Всякое удовольствие, которое мы испытали недавно и память о котором свежа и нова, действует на нашу волю с большей силой, чем другое удовольствие, следы которого изгладились и которое почти совсем забыто нами. Отчего же это происходит, как не оттого, что в первом случае память помогает воображению, придавая новую силу и энергию его представлениям? Образ прошлого удовольствия благодаря своей силе и живости переносит эти качества и на идею будущего удовольствия, связанную с ним отношением сходства.
Удовольствие, более соответствующее тому образу жизни, который мы ведем, сильнее возбуждает наши желания и стремления, чем удовольствие, чуждое нам. Это явление может быть объяснено с помощью того же принципа.
Ничто так не способно заразить наш дух любым аффектом, как красноречие, представляющее объекты в самых сильных и живых красках. Мы и сами можем признавать, что такой-то объект имеет ценность, а такой-то заслуживает презрения; но пока оратор не возбудит нашего воображения и не сообщит силу этим идеям, они могут иметь лишь слабое влияние как на волю, так и на аффекты.
Однако красноречие необходимо не всегда. Даже простое мнение другого человека, особенно если оно усиливается аффектом, может привести к тому, что на нас окажет влияние идея блага или зла, которую иначе мы совершенно оставили бы без внимания. Это происходит в силу принципа симпатии или общения, а симпатия, как я уже заметил, есть не что иное, как превращение идеи во впечатление посредством силы нашего воображения.
Замечательно, что живые аффекты обычно сопровождают живое воображение. И в этом отношении, как и в других, сила аффекта столь же зависит от темперамента человека, как и от природы или положения объекта.

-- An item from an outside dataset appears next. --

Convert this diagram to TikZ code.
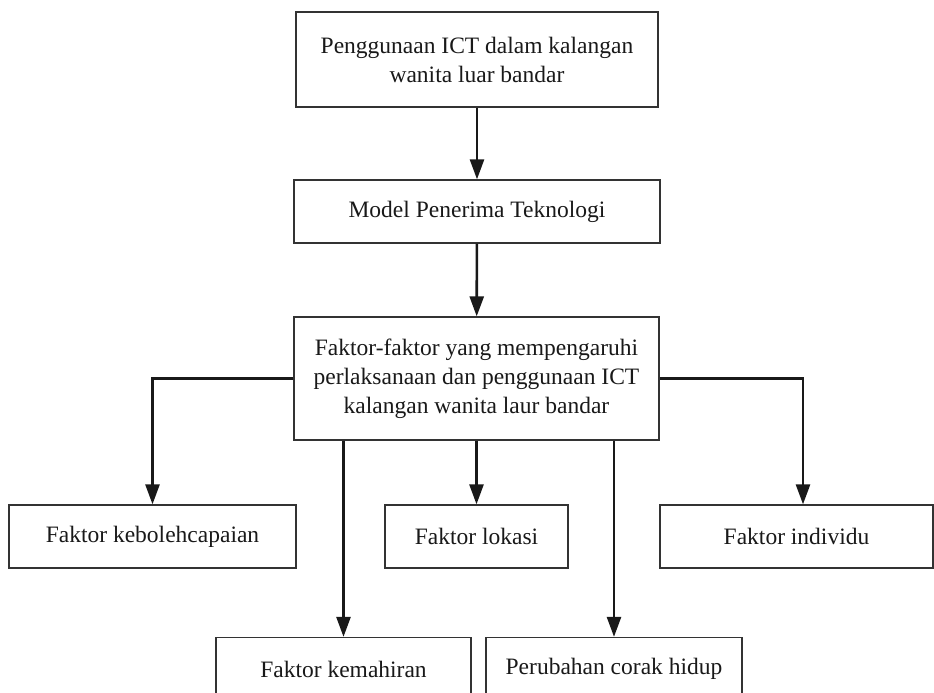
\documentclass[tikz,border=0pt]{standalone}
\usepackage{fontspec}
\setmainfont{Liberation Serif}
\usetikzlibrary{arrows.meta}
\begin{document}
\begin{tikzpicture}[x=1pt,y=-1pt,
  box/.style={draw=black!80,line width=1.3pt,rectangle,align=center,inner sep=0pt,
    font=\fontsize{23.5}{29}\selectfont,text=black!90},
  arr/.style={line width=2.6pt,-{Triangle[length=20pt,width=14pt]},black!90}]
\useasboundingbox (0,0) rectangle (934,693);
\clip (0,0) rectangle (934,693);
\fill[white] (0,0) rectangle (934,693);
\node[box,minimum width=362pt,minimum height=95pt] (top) at (477,59.5)
  {Penggunaan ICT dalam kalangan\\wanita luar bandar};
\node[box,minimum width=366pt,minimum height=63pt] (model) at (477,211.5)
  {Model Penerima Teknologi};
\node[box,minimum width=365pt,minimum height=123pt] (fak) at (476.5,378.5)
  {Faktor-faktor yang mempengaruhi\\perlaksanaan dan penggunaan ICT\\kalangan wanita laur bandar};
\node[box,minimum width=287pt,minimum height=63pt] (kebo) at (152.5,536.5)
  {Faktor kebolehcapaian};
\node[box,minimum width=183pt,minimum height=63pt] (lok) at (476.5,536.5)
  {Faktor lokasi};
\node[box,minimum width=273pt,minimum height=63pt] (ind) at (796.5,536.5)
  {Faktor individu};
\node[box,minimum width=255pt,minimum height=63pt] (kem) at (343.5,669)
  {Faktor kemahiran};
\node[box,minimum width=256pt,minimum height=63pt] (per) at (614,669)
  {Perubahan corak hidup};
\coordinate (indtop) at ([xshift=6.5pt]ind.north);
\draw[arr] (top) -- (model);
\draw[arr] (model) -- (fak);
\draw[arr] (fak.west) -| (kebo.north);
\draw[arr] (fak.east) -| (indtop);
\draw[arr] (fak.south) -- (lok.north);
\draw[arr] (fak.south -| kem.north) -- (kem.north);
\draw[arr] (fak.south -| per.north) -- (per.north);
\end{tikzpicture}
\end{document}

Я уже говорил раньше, что вера есть не что иное, как живая идея, связанная с наличным впечатлением. Живость же необходимое условие возбуждения всех наших аффектов, как спокойных, так и бурных. Поэтому какая-нибудь простая фикция нашего воображения не оказывает значительного влияния ни на те, ни на другие. Она слишком слаба для того, чтобы овладеть нашим духом или же сопровождаться эмоцией.